A virtual file containing a rectangular subsection of an image can be extracted and opened by specifying the range of pixels (start:end) along each axis to be extracted from the original image. One can also specify an optional pixel increment (start:end:step) for each axis of the input image. A pixel step = 1 will be assumed if it is not specified. If the start pixel is larger then the end pixel, then the image will be flipped (producing a mirror image) along that dimension. An asterisk, '*', may be used to specify the entire range of an axis, and '-*' will flip the entire axis. The input image can be in the primary array, in an image extension, or contained in a vector cell of a binary table.
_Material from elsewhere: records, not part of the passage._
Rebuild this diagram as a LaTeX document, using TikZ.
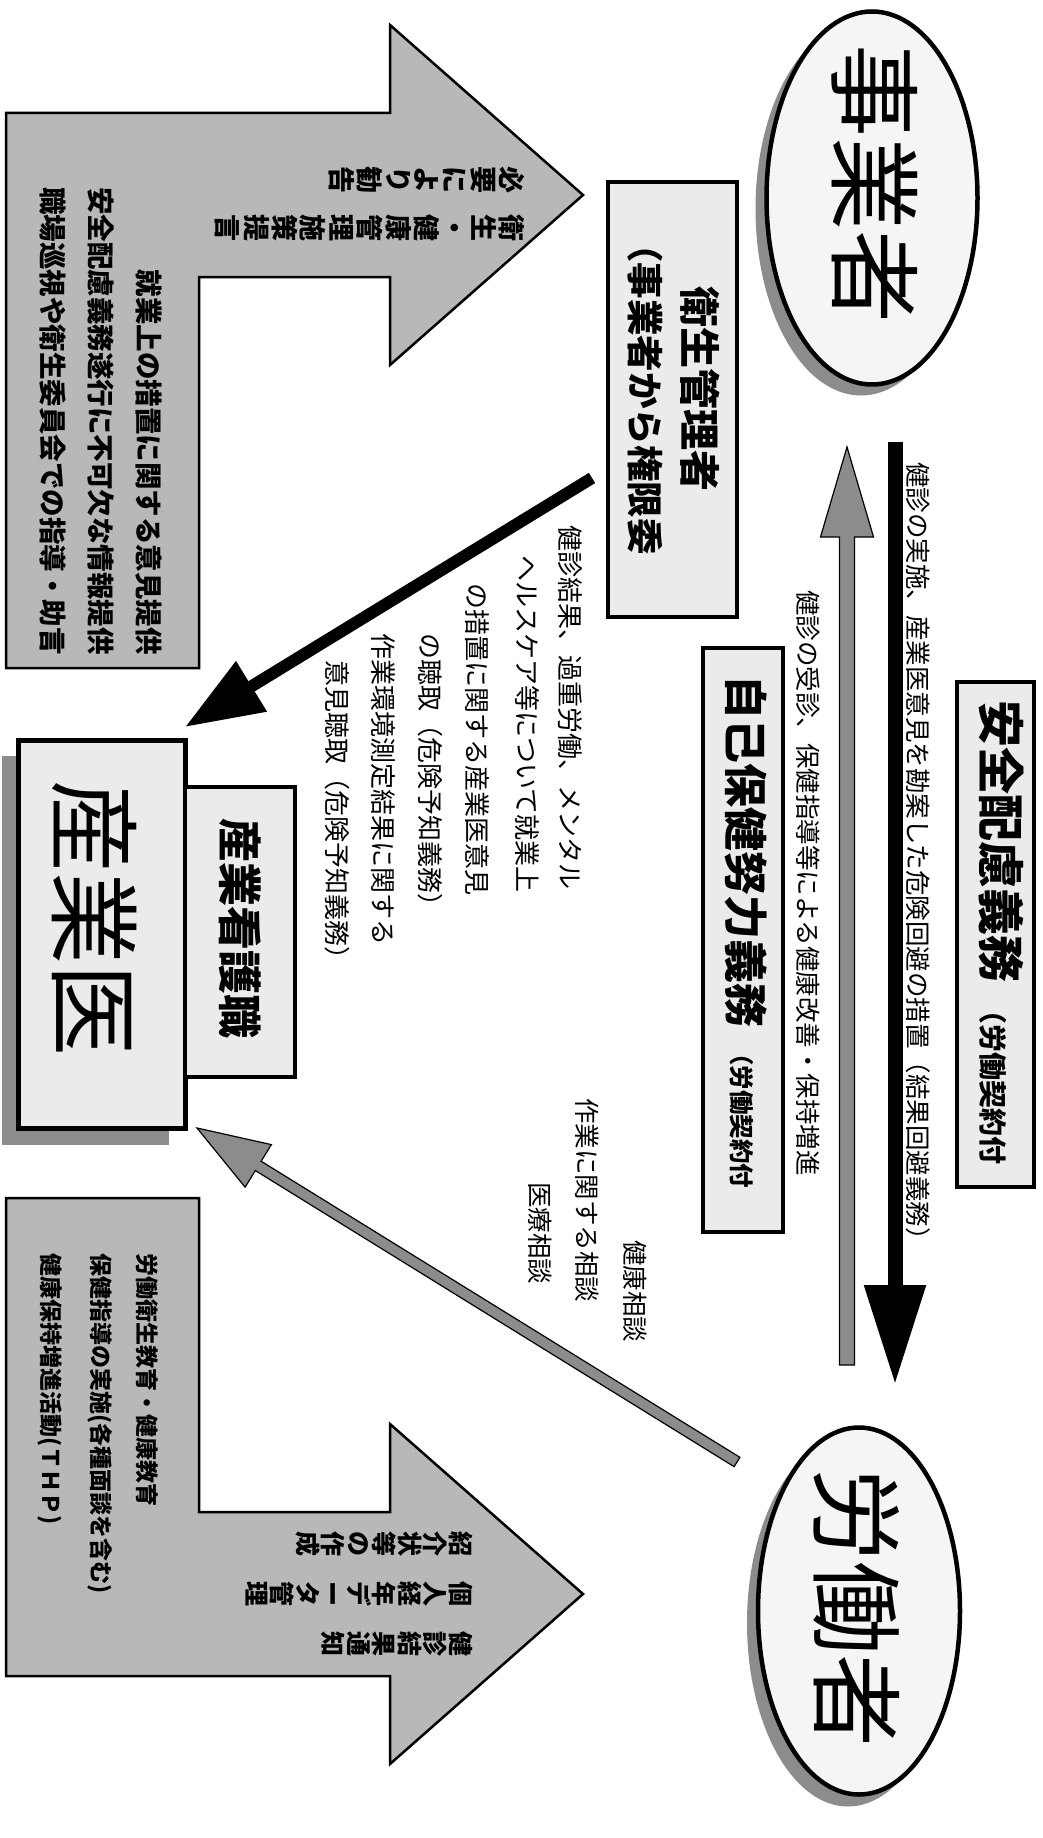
\documentclass[tikz,border=0pt]{standalone}
\usepackage{fontspec}
\setmainfont{Noto Sans CJK JP}
\usetikzlibrary{arrows.meta,shapes.geometric,calc}
\tikzset{
  larrow/.style={draw=black,line width=2.5pt,fill=black!28,line join=miter},
  boxst/.style={draw=black,line width=4pt,fill=black!8,inner sep=0pt},
  ellst/.style={ellipse,draw=black,line width=4.5pt,fill=black!4,inner sep=0pt},
  shadst/.style={ellipse,fill=black!45,inner sep=0pt},
  grayarr/.style={fill=black!45,draw=black,line width=1.2pt,line join=miter},
  rt/.style={rotate=-90,inner sep=0pt,anchor=west,font=\fontsize{25.5}{25.5}\selectfont},
  rtb/.style={rotate=-90,inner sep=0pt,anchor=west},
  big/.style={rotate=-90,inner sep=0pt,anchor=center,font=\fontsize{93}{93}\selectfont},
  colt/.style={rotate=-90,inner sep=0pt,anchor=north,align=center},
}
\begin{document}
\begin{tikzpicture}[x=1pt,y=-1pt]
\useasboundingbox[fill=white] (0,0) rectangle (1042,1838);

% ---- L arrows ----
\draw[larrow] (6,113) -- (390,113) -- (390,25) -- (583,195) -- (390,365)
  -- (390,277) -- (199,277) -- (199,668) -- (6,668) -- cycle;
\draw[larrow] (6,1198) -- (199,1198) -- (199,1512) -- (390,1512) -- (390,1424)
  -- (583,1594) -- (390,1764) -- (390,1676) -- (6,1676) -- cycle;

% top arrow texts
\node[colt,font=\bfseries\fontsize{27}{28.4}\selectfont] (ta1) at (525,180) {必\\要\\に\\よ\\り\\勧\\告};
\node[colt,font=\bfseries\fontsize{27}{28.4}\selectfont] (ta2) at (525,228) {衛\\生\\・\\健\\康\\管\\理\\施\\策\\提\\言};
\node[rtb,anchor=east,font=\bfseries\fontsize{27.5}{27.5}\selectfont] (tb1) at (149,655) {就業上の措置に関する意見提供};
\node[rtb,anchor=east,font=\bfseries\fontsize{27.5}{27.5}\selectfont] (tb2) at (101,655) {安全配慮義務遂行に不可欠な情報提供};
\node[rtb,anchor=east,font=\bfseries\fontsize{27.5}{27.5}\selectfont] (tb3) at (53,655) {職場巡視や衛生委員会での指導・助言};

% bottom arrow texts
\node[rtb,font=\bfseries\fontsize{23}{23}\selectfont] (bb1) at (147,1253) {労働衛生教育・健康教育};
\node[rtb,font=\bfseries\fontsize{23}{23}\selectfont] (bb2) at (100,1253) {保健指導の実施(各種面談を含む)};
\node[rtb,font=\bfseries\fontsize{23}{23}\selectfont] (bb3) at (50,1253) {健康保持増進活動(ＴＨＰ)};
\node[colt,font=\bfseries\fontsize{25}{25.5}\selectfont] (ba1) at (473,1544) {紹\\介\\状\\等\\の\\作\\成};
\node[colt,font=\bfseries\fontsize{25}{25.5}\selectfont] (ba2) at (473,1594) {個\\人\\経\\年\\デ\\ー\\タ\\管\\理};
\node[colt,font=\bfseries\fontsize{25}{25.5}\selectfont] (ba3) at (473,1644) {健\\診\\結\\果\\通\\知};

% ---- ellipses ----
\node[shadst,minimum width=211pt,minimum height=373pt] (empsh) at (861,209) {};
\node[ellst,minimum width=211pt,minimum height=373pt] (emp) at (872,198) {};
\node[big] (empt) at (875,184) {事業者};
\node[shadst,minimum width=202pt,minimum height=367pt] (wrksh) at (848,1623) {};
\node[ellst,minimum width=202pt,minimum height=367pt] (wrk) at (859,1611) {};
\node[big] (wrkt) at (857,1608) {労働者};

% ---- boxes ----
\node[boxst,minimum width=129pt,minimum height=435pt] (eisei) at (672.5,399.5) {};
\node[rtb,font=\bfseries\fontsize{41}{41}\selectfont] (eiseit) at (700,286) {衛生管理者};
\node[rtb,font=\bfseries\fontsize{36.5}{36.5}\selectfont] (eiseit2) at (645,226) {（事業者から権限委};

\node[boxst,minimum width=77pt,minimum height=505pt] (anzen) at (995.5,934.5) {};
\node[rtb,font=\bfseries\fontsize{47}{47}\selectfont] (anzent) at (1001,700) {安全配慮義務};
\node[rtb,font=\bfseries\fontsize{28}{28}\selectfont] (anzent2) at (993,996) {（労働契約付};

\node[boxst,minimum width=80pt,minimum height=584pt] (jiko) at (743,940) {};
\node[rtb,font=\bfseries\fontsize{44}{44}\selectfont] (jikot) at (746,675) {自己保健努力義務};
\node[rtb,font=\bfseries\fontsize{24.5}{24.5}\selectfont] (jikot2) at (742,1041) {（労働契約付};

\fill[black!45] (2,756) rectangle (169,1145);
\node[boxst,line width=5pt,minimum width=167pt,minimum height=388pt] (sangyoi) at (101.5,934) {};
\node[big,font=\fontsize{92}{92}\selectfont] (sangyoit) at (95,918) {産業医};
\node[boxst,minimum width=110pt,minimum height=290pt] (kango) at (240,932) {};
\node[rtb,font=\bfseries\fontsize{44}{44}\selectfont] (kangot) at (240,818) {産業看護職};

% ---- vertical arrows ----
\coordinate (dstart) at (895,442);
\coordinate (dend) at (895,1385);
\draw[line width=15pt,-{Triangle[length=100pt,width=58pt]}] (dstart) -- (dend);
\coordinate (ustart) at (847,1365);
\coordinate (uend) at (847,447);
\coordinate (ub) at ($(uend)!90pt!(ustart)$);
\draw[grayarr] ($(ustart)!7.5pt!90:(uend)$) -- ($(ub)!7.5pt!-90:(ustart)$)
  -- ($(ub)!26.5pt!-90:(ustart)$) -- (uend) -- ($(ub)!26.5pt!90:(ustart)$)
  -- ($(ub)!7.5pt!90:(ustart)$) -- ($(ustart)!7.5pt!-90:(uend)$) -- cycle;

\node[rt] (d1) at (918,462) {健診の実施、産業医意見を勘案した危険回避の措置（結果回避義務）};
\node[rt] (u1) at (808,590) {健診の受診、保健指導等による健康改善・保持増進};

% ---- diagonal arrows ----
\coordinate (k1) at (592,478);
\coordinate (k2) at (185,727);
\draw[line width=12pt,-{Triangle[length=78pt,width=56pt]}] (k1) -- (k2);
\coordinate (g1) at (737,1462);
\coordinate (g2) at (197,1128);
\coordinate (gb) at ($(g2)!72pt!(g1)$);
\draw[grayarr] ($(g1)!5.5pt!90:(g2)$) -- ($(gb)!5.5pt!-90:(g1)$)
  -- ($(gb)!25pt!-90:(g1)$) -- (g2) -- ($(gb)!25pt!90:(g1)$)
  -- ($(gb)!5.5pt!90:(g1)$) -- ($(g1)!5.5pt!-90:(g2)$) -- cycle;

% middle texts
\node[rt,font=\fontsize{26}{26}\selectfont] (m1) at (570,525) {健診結果、過重労働、メンタル};
\node[rt,font=\fontsize{26}{26}\selectfont] (m2) at (527,555) {ヘルスケア等について就業上};
\node[rt,font=\fontsize{26}{26}\selectfont] (m3) at (477,583) {の措置に関する産業医意見};
\node[rt,font=\fontsize{26}{26}\selectfont] (m4) at (430,633) {の聴取（危険予知義務）};
\node[rt,font=\fontsize{26}{26}\selectfont] (m5) at (383,633) {作業環境測定結果に関する};
\node[rt,font=\fontsize{26}{26}\selectfont] (m6) at (337,660) {意見聴取（危険予知義務）};

\node[rt] (w1) at (635,1240) {健康相談};
\node[rt] (w2) at (587,1098) {作業に関する相談};
\node[rt] (w3) at (540,1182) {医療相談};
\end{tikzpicture}
\end{document}
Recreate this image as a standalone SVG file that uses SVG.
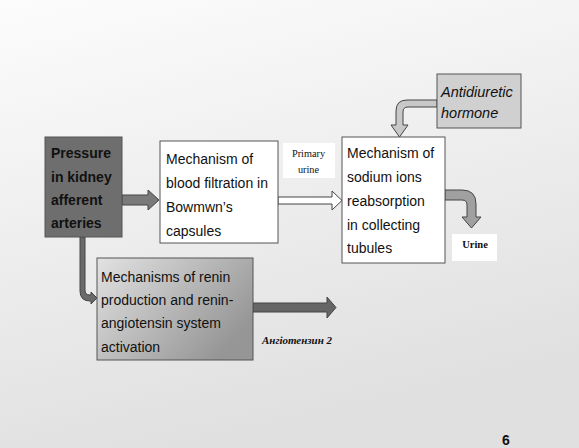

In the later 2 cases the extension name or number must be specified before the image section specifier.
myfile.fits[1:512:2, 2:512:2] - open a 256x256 pixel image consisting of the odd numbered columns (1st axis) and the even numbered rows (2nd axis) of the image in the primary array of the file. myfile.fits[*, 512:256] - open an image consisting of all the columns in the input image, but only rows 256 through 512. The image will be flipped along the 2nd axis since the starting pixel is greater than the ending pixel. myfile.fits[*:2, 512:256:2] - same as above but keeping only every other row and column in the input image. myfile.fits[-*, *] - copy the entire image, flipping it along the first axis. myfile.fits[1:256,1:256] - opens a subsection of the image that is in the 3rd extension of the file. myfile.fits[4; images(12)][1:10,1:10] - open an image consisting of the first 10 pixels in both dimensions. The original image resides in the 12th row of the 'images' vector column in the table in the 4th extension of the file.
When CFITSIO opens an image section it first creates a temporary file containing the image section plus a copy of any other HDUs in the file. This temporary file is then opened by the application program, so it is not possible to write to or modify the input file when specifying an image section. Note that CFITSIO automatically updates the world coordinate system keywords in the header of the image section, if they exist, so that the coordinate associated with each pixel in the image section will be computed correctly.